Kiani published research papers, presided over several organizations and was awarded a fellowship by the London-based Institute for Cultural Research, founded by Idries Shah.

==Family background==
Aquila Kiani's father, Mirza Shakir Hussain Barlas, a barrister, was descended from Nawab Qasim Jan, a courtier in the royal courts of Mughal Delhi. Her mother, Bibi Mehmooda Begum was the daughter of Nawab Amjad Ali Shah, last Nawab (noble) of Sardhana.

Bibi Mehmooda Begum was also the sister of the Sirdar Ikbal Ali Shah, an Indian-Afghan author and diplomat descended from the Afghan warlord and noble, Jan-Fishan Khan and the Sadaat (descendants of the Islamic prophet Muhammad) of Paghman near Kabul, Afghanistan.

Kiani married and had three children: Khalid, Sohail, and Lina.

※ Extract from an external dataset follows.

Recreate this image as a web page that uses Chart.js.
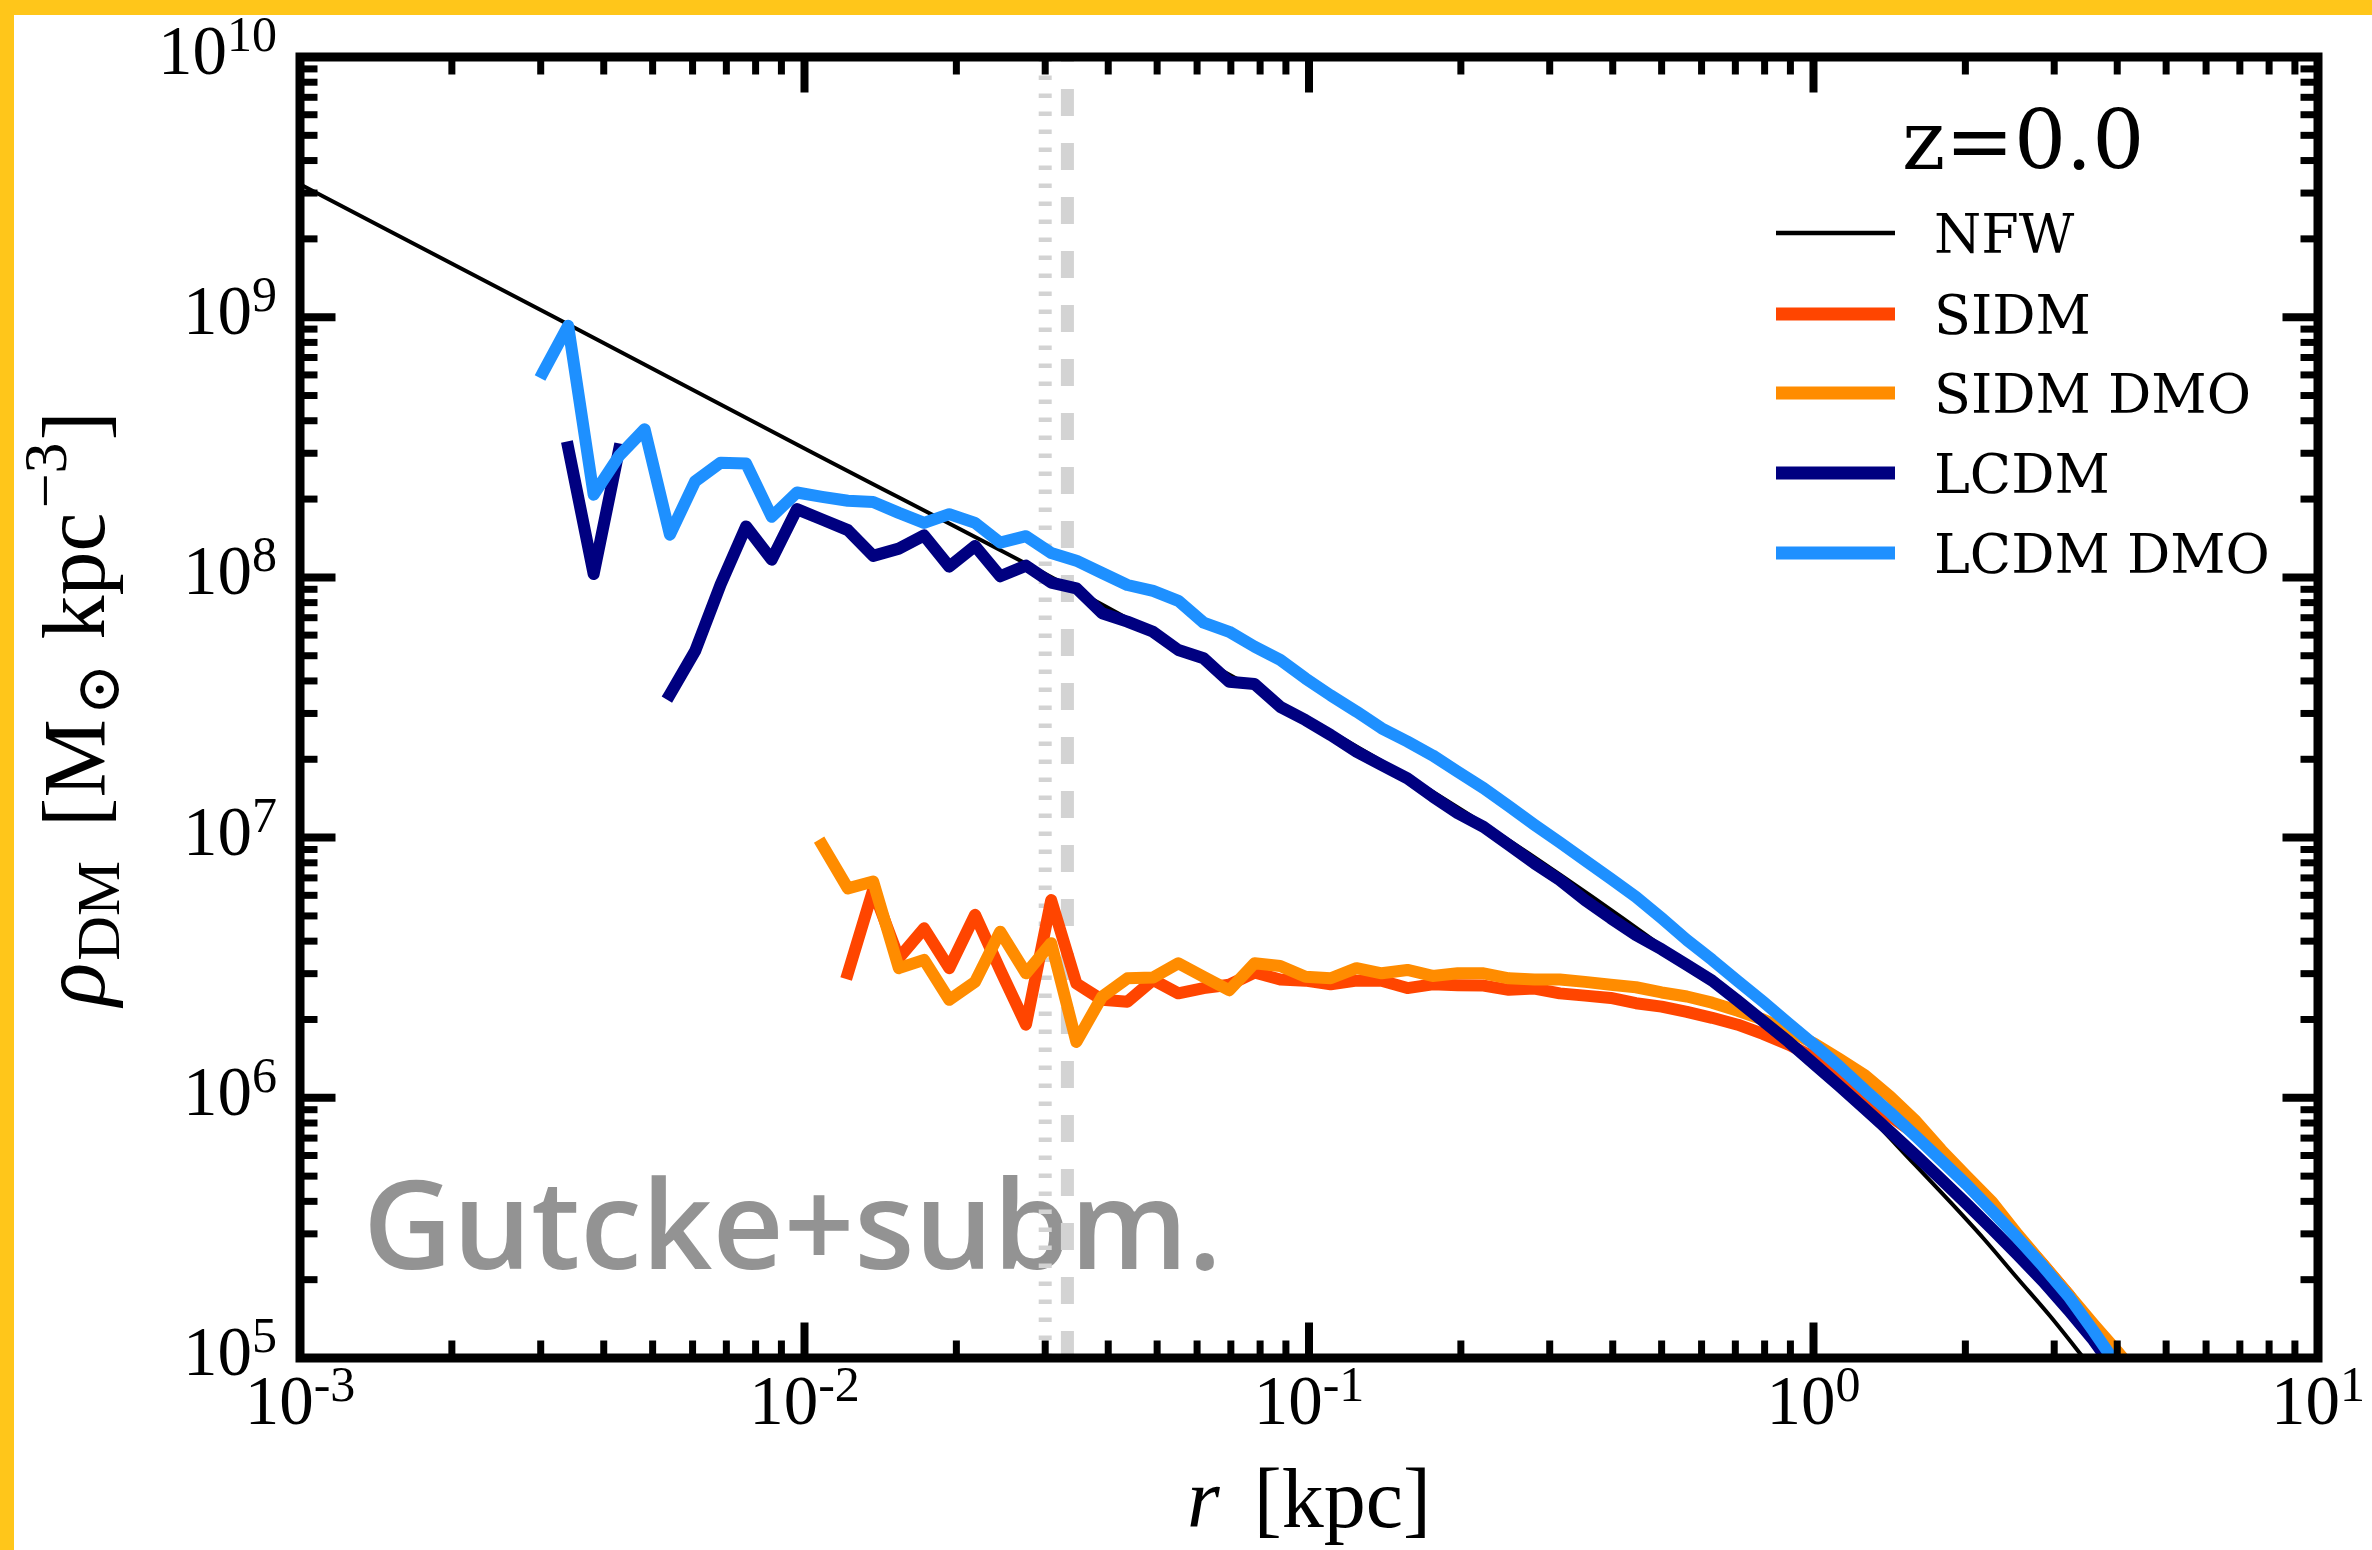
<!DOCTYPE html>
<html lang="en">
<head>
<meta charset="utf-8">
<title>Dark matter density profiles</title>
<script src="https://cdn.jsdelivr.net/npm/chart.js@4.4.1/dist/chart.umd.min.js"></script>
<style>
  html, body { margin: 0; padding: 0; background: #fff; }
  canvas { display: block; }
</style>
</head>
<body>
<canvas id="chart" width="2372" height="1550"></canvas>
<script>
// radial bins [kpc], shared by the four simulation profiles
const radius = [
  0.00303, 0.00340, 0.00382, 0.00429, 0.00482, 0.00541, 0.00607, 0.00682, 0.00766, 0.00861,
  0.00966, 0.01084, 0.01219, 0.01368, 0.01538, 0.01726, 0.01936, 0.02178, 0.02443, 0.02748,
  0.03083, 0.03459, 0.03890, 0.04365, 0.04909, 0.05508, 0.06180, 0.06950, 0.07798, 0.08770,
  0.09840, 0.1104, 0.1242, 0.1393, 0.1567, 0.1758, 0.1972, 0.2218, 0.2489, 0.2799,
  0.3141, 0.3524, 0.3963, 0.4446, 0.5000, 0.5610, 0.6295, 0.7079, 0.7943, 0.8933,
  1.002, 1.125, 1.265, 1.419, 1.596, 1.791, 2.009, 2.259, 2.535, 2.851,
  3.199, 3.589, 4.036, 4.529
];

// densities [Msun kpc^-3], null = empty bin
const rhoSIDM = [
  null, null, null, null, null, null, null, null, null, null,
  null, null, 3.01e6, 6.30e6, 3.44e6, 4.48e6, 3.15e6, 5.05e6, 3.10e6, 1.91e6,
  5.75e6, 2.75e6, 2.38e6, 2.34e6, 2.84e6, 2.52e6, 2.64e6, 2.72e6, 3.03e6, 2.85e6,
  2.82e6, 2.73e6, 2.82e6, 2.82e6, 2.64e6, 2.73e6, 2.71e6, 2.70e6, 2.60e6, 2.63e6,
  2.52e6, 2.47e6, 2.42e6, 2.31e6, 2.24e6, 2.14e6, 2.03e6, 1.91e6, 1.76e6, 1.60e6,
  1.43e6, 1.21e6, 1.00e6, 8.51e5, 7.24e5, 5.89e5, 4.73e5, 3.76e5, 2.95e5, 2.29e5,
  1.76e5, 1.29e5, 9.33e4, null
];
const rhoSIDMDMO = [
  null, null, null, null, null, null, null, null, null, null,
  null, 9.38e6, 6.38e6, 6.78e6, 3.15e6, 3.39e6, 2.38e6, 2.79e6, 4.35e6, 3.01e6,
  3.93e6, 1.64e6, 2.45e6, 2.88e6, 2.90e6, 3.29e6, 2.92e6, 2.59e6, 3.29e6, 3.21e6,
  2.92e6, 2.88e6, 3.15e6, 3.01e6, 3.10e6, 2.94e6, 3.01e6, 3.01e6, 2.88e6, 2.85e6,
  2.85e6, 2.79e6, 2.72e6, 2.66e6, 2.54e6, 2.45e6, 2.32e6, 2.16e6, 2.00e6, 1.81e6,
  1.62e6, 1.41e6, 1.22e6, 1.01e6, 8.13e5, 6.31e5, 5.01e5, 3.98e5, 3.00e5, 2.29e5,
  1.76e5, 1.35e5, 1.04e5, 7.94e4
];
const rhoLCDM = [
  null, 3.16e8, 1.03e8, 3.10e8, null, 3.55e7, 5.21e7, 9.40e7, 1.57e8, 1.17e8,
  1.83e8, 1.67e8, 1.52e8, 1.21e8, 1.29e8, 1.45e8, 1.10e8, 1.32e8, 1.01e8, 1.11e8,
  9.55e7, 9.08e7, 7.28e7, 6.76e7, 6.18e7, 5.26e7, 4.89e7, 3.97e7, 3.89e7, 3.18e7,
  2.83e7, 2.48e7, 2.14e7, 1.90e7, 1.69e7, 1.44e7, 1.24e7, 1.10e7, 9.38e6, 7.96e6,
  6.87e6, 5.75e6, 4.90e6, 4.22e6, 3.72e6, 3.24e6, 2.82e6, 2.36e6, 1.97e6, 1.64e6,
  1.35e6, 1.11e6, 9.06e5, 7.41e5, 6.00e5, 4.86e5, 3.92e5, 3.13e5, 2.50e5, 1.97e5,
  1.53e5, 1.17e5, 8.51e4, null
];
const rhoLCDMDMO = [
  6.12e8, 9.27e8, 2.08e8, 2.93e8, 3.71e8, 1.46e8, 2.34e8, 2.76e8, 2.74e8, 1.71e8,
  2.12e8, 2.04e8, 1.97e8, 1.95e8, 1.77e8, 1.62e8, 1.75e8, 1.62e8, 1.36e8, 1.44e8,
  1.24e8, 1.16e8, 1.04e8, 9.35e7, 8.87e7, 8.13e7, 6.70e7, 6.18e7, 5.42e7, 4.82e7,
  4.09e7, 3.52e7, 3.05e7, 2.63e7, 2.34e7, 2.07e7, 1.79e7, 1.55e7, 1.32e7, 1.12e7,
  9.59e6, 8.18e6, 6.95e6, 5.92e6, 4.90e6, 4.04e6, 3.39e6, 2.81e6, 2.34e6, 1.93e6,
  1.60e6, 1.32e6, 1.07e6, 8.79e5, 7.11e5, 5.75e5, 4.65e5, 3.68e5, 2.90e5, 2.25e5,
  1.73e5, 1.27e5, 9.12e4, null
];

// NFW fit
const nfwRadius = [0.001, 0.003162, 0.01, 0.03162, 0.05623, 0.1, 0.1778, 0.3162, 0.5623,
  1.0, 1.259, 1.585, 1.866, 2.173, 2.529, 2.944, 3.404, 3.981];
const rhoNFW = [3.24e9, 1.01e9, 3.13e8, 9.77e7, 5.31e7, 2.85e7, 1.48e7, 7.16e6, 3.24e6,
  1.38e6, 8.91e5, 5.56e5, 3.98e5, 2.88e5, 2.04e5, 1.45e5, 1.02e5, 6.92e4];

// resolution markers [kpc]
const rDotted = 0.0300;
const rDashed = 0.0332;

const legendLabels = ['NFW', 'SIDM', 'SIDM DMO', 'LCDM', 'LCDM DMO'];
const legendColors = ['#000000', '#ff4500', '#ff8c00', '#000080', '#1e90ff'];
const xTickExps = ['-3', '-2', '-1', '0', '1'];
const yTickExps = ['5', '6', '7', '8', '9', '10'];
const redshiftText = 'z=0.0';
const creditText = 'Gutcke+subm.';

const YELLOW = '#ffc61a';
const GREY = '#d3d3d3';
const MATH = '"Liberation Serif", "DejaVu Serif", serif';
const TEXT = '"DejaVu Serif", serif';

function toPoints(rs, vals) {
  return rs.map((r, i) => ({ x: r, y: vals[i] }));
}

function lineSet(label, data, color, width, order, extra) {
  return Object.assign({
    label: label,
    data: data,
    borderColor: color,
    backgroundColor: color,
    borderWidth: width,
    showLine: true,
    fill: false,
    pointRadius: 0,
    pointHoverRadius: 0,
    spanGaps: false,
    clip: 0,
    borderCapStyle: 'square',
    borderJoinStyle: 'round',
    order: order
  }, extra || {});
}

const datasets = [
  lineSet('LCDM DMO', toPoints(radius, rhoLCDMDMO), legendColors[4], 12, 0),
  lineSet('LCDM', toPoints(radius, rhoLCDM), legendColors[3], 12, 1),
  lineSet('SIDM DMO', toPoints(radius, rhoSIDMDMO), legendColors[2], 12, 2),
  lineSet('SIDM', toPoints(radius, rhoSIDM), legendColors[1], 12, 3),
  lineSet('NFW', toPoints(nfwRadius, rhoNFW), legendColors[0], 4, 4, { cubicInterpolationMode: 'monotone' }),
  lineSet('dashed', [{ x: rDashed, y: 1e5 }, { x: rDashed, y: 1e10 }], GREY, 13, 5,
    { borderDash: [27, 27], borderCapStyle: 'butt' }),
  lineSet('dotted', [{ x: rDotted, y: 1e5 }, { x: rDotted, y: 1e10 }], GREY, 13, 6,
    { borderDash: [4.5, 13.5], borderCapStyle: 'butt' })
];

// draws "10" with a raised exponent
function drawPower(ctx, exp, x, baseY, align) {
  ctx.font = '69px ' + MATH;
  const wb = ctx.measureText('10').width;
  ctx.font = '50px ' + MATH;
  const ws = ctx.measureText(exp).width;
  const x0 = align === 'center' ? x - (wb + ws) / 2 : x - (wb + ws);
  ctx.textAlign = 'left';
  ctx.textBaseline = 'alphabetic';
  ctx.font = '69px ' + MATH;
  ctx.fillText('10', x0, baseY);
  ctx.font = '50px ' + MATH;
  ctx.fillText(exp, x0 + wb, baseY - 23);
}

// pieces laid along one baseline: [text, font, baseline shift, gap before]
function drawPieces(ctx, pieces) {
  let cx = 0;
  pieces.forEach(function (p) {
    ctx.font = p[1];
    cx += p[3] || 0;
    ctx.fillText(p[0], cx, p[2]);
    cx += ctx.measureText(p[0]).width;
  });
}

const axesPlugin = {
  id: 'axesPlugin',
  beforeDraw(chart) {
    const ctx = chart.ctx;
    ctx.save();
    ctx.fillStyle = '#ffffff';
    ctx.fillRect(0, 0, chart.width, chart.height);
    ctx.fillStyle = YELLOW;
    ctx.fillRect(0, 0, chart.width, 15);
    ctx.fillRect(0, 0, 14, chart.height);
    ctx.restore();
  },
  beforeDatasetsDraw(chart) {
    const ctx = chart.ctx;
    ctx.save();
    const fam = '"Open Sans", Lato, sans-serif';
    let size = 130;
    ctx.font = '600 ' + size + 'px ' + fam;
    size = size * 859 / ctx.measureText(creditText).width;
    ctx.font = '600 ' + size + 'px ' + fam;
    ctx.fillStyle = '#939393';
    ctx.textBaseline = 'alphabetic';
    ctx.fillText(creditText, 363, 1269);
    ctx.restore();
  },
  afterDatasetsDraw(chart) {
    const ctx = chart.ctx;
    const a = chart.chartArea;
    const xs = chart.scales.x, ys = chart.scales.y;
    ctx.save();
    ctx.strokeStyle = '#000';
    ctx.lineCap = 'butt';
    const tick = function (p0x, p0y, dx, dy, len, w) {
      ctx.lineWidth = w;
      ctx.beginPath();
      ctx.moveTo(p0x, p0y);
      ctx.lineTo(p0x + dx * len, p0y + dy * len);
      ctx.stroke();
    };
    const xMajor = xTickExps.map(e => Number('1e' + e));
    xMajor.forEach(function (v, i) {
      const px = xs.getPixelForValue(v);
      tick(px, a.bottom, 0, -1, 35.5, 8);
      tick(px, a.top, 0, 1, 35.5, 8);
      if (i < xMajor.length - 1) {
        for (let m = 2; m <= 9; m++) {
          const mx = xs.getPixelForValue(m * v);
          tick(mx, a.bottom, 0, -1, 17.5, 7);
          tick(mx, a.top, 0, 1, 17.5, 7);
        }
      }
    });
    const yMajor = yTickExps.map(e => Number('1e' + e));
    yMajor.forEach(function (v, i) {
      const py = ys.getPixelForValue(v);
      tick(a.left, py, 1, 0, 35.5, 8);
      tick(a.right, py, -1, 0, 35.5, 8);
      if (i < yMajor.length - 1) {
        for (let m = 2; m <= 9; m++) {
          const my = ys.getPixelForValue(m * v);
          tick(a.left, my, 1, 0, 17.5, 7);
          tick(a.right, my, -1, 0, 17.5, 7);
        }
      }
    });
    ctx.lineWidth = 9;
    ctx.lineJoin = 'miter';
    ctx.strokeRect(a.left, a.top, a.right - a.left, a.bottom - a.top);
    ctx.restore();
  },
  afterDraw(chart) {
    const ctx = chart.ctx;
    const a = chart.chartArea;
    const xs = chart.scales.x, ys = chart.scales.y;
    ctx.save();
    ctx.fillStyle = '#000';

    // tick labels
    xTickExps.forEach(function (e) {
      drawPower(ctx, e, xs.getPixelForValue(Number('1e' + e)), a.bottom + 66, 'center');
    });
    yTickExps.forEach(function (e) {
      drawPower(ctx, e, 277, ys.getPixelForValue(Number('1e' + e)) + 17, 'right');
    });

    // x axis title
    ctx.textAlign = 'left';
    ctx.textBaseline = 'alphabetic';
    ctx.font = 'italic 84px ' + MATH;
    const wr = ctx.measureText('r').width;
    ctx.font = '84px ' + MATH;
    const wk = ctx.measureText('[kpc]').width;
    const xt0 = (a.left + a.right) / 2 - (wr + 34 + wk) / 2;
    ctx.save();
    ctx.translate(xt0, 1527);
    drawPieces(ctx, [
      ['r', 'italic 84px ' + MATH, 0, 0],
      ['[kpc]', '84px ' + MATH, 0, 34]
    ]);
    ctx.restore();

    // y axis title, rotated
    ctx.save();
    ctx.translate(104, 1006);
    ctx.rotate(-Math.PI / 2);
    drawPieces(ctx, [
      ['\u03c1', 'italic 90px ' + MATH, 0, 0],
      ['DM', '62px ' + MATH, 15, 2],
      ['[M', '88px ' + MATH, 0, 34],
      ['\u2299', '62px ' + TEXT, 15, 4],
      ['kpc', '88px ' + MATH, 0, 24],
      ['\u22123', '62px ' + MATH, -38, 4],
      [']', '88px ' + MATH, 0, 2]
    ]);
    ctx.restore();

    // redshift tag
    ctx.font = '82px ' + TEXT;
    ctx.fillText(redshiftText, 1902, 169);

    // legend
    const lineY = [233, 314, 393, 473, 553];
    legendLabels.forEach(function (lab, i) {
      ctx.strokeStyle = legendColors[i];
      ctx.lineWidth = i === 0 ? 4.5 : 13;
      ctx.lineCap = 'butt';
      ctx.beginPath();
      ctx.moveTo(1776, lineY[i]);
      ctx.lineTo(1895, lineY[i]);
      ctx.stroke();
      ctx.fillStyle = '#000';
      ctx.font = '54px ' + TEXT;
      ctx.fillText(lab, 1934, lineY[i] + 20);
    });
    ctx.restore();
  }
};

window.onload = function () {
  const ctx = document.getElementById('chart').getContext('2d');
  window.profileChart = new Chart(ctx, {
    type: 'scatter',
    data: { datasets: datasets },
    options: {
      responsive: false,
      animation: false,
      devicePixelRatio: 1,
      layout: { padding: { left: 300, right: 54, top: 57, bottom: 192 } },
      plugins: { legend: { display: false }, tooltip: { enabled: false } },
      events: [],
      scales: {
        x: { type: 'logarithmic', min: 1e-3, max: 10, display: false },
        y: { type: 'logarithmic', min: 1e5, max: 1e10, display: false }
      }
    },
    plugins: [axesPlugin]
  });
};
</script>
</body>
</html>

In later life, she went into retirement in Vancouver, British Columbia, Canada, where she subsequently died on 30 March 2012.

==Education==
Aquila Kiani received degrees in sociology and education in India, the UK, the United States and Canada:

- B.A., B.T., Agra University, India, 1943–1944
- M.A. Ed., University of London, England, 1949
- M.A., Sociology, Columbia University, U.S.A., 1953
- PhD, Florida State University, U.S.A., 1955
- Master of Social Work (M.S.W.), University of British Columbia, Canada, 1983.

==Professional career==
In the 1960s and 1970s, Kiani worked in Pakistan. She became a specialist in Rural Sociology and Anthropology in Peshawar; was made Head of the Department of Social Work, and later served as Chairman of the Department of Sociology at the University of Karachi.

As well as carrying out and publishing academic research on a wide range of subjects, and public speaking, Kiani held several notable positions as President of the Pakistan Federation of University Women, President of the Pakistan Sociological Association, and founding President of the Soroptimist Club of Karachi. She was also made a Fellow of the London-based Institute for Cultural Research.

Kiani later worked in the US and Canada. She was made associate professor of Sociology and Social Work at the University of Alaska, and worked for the Ontario Administration of Settlement & Integration Services.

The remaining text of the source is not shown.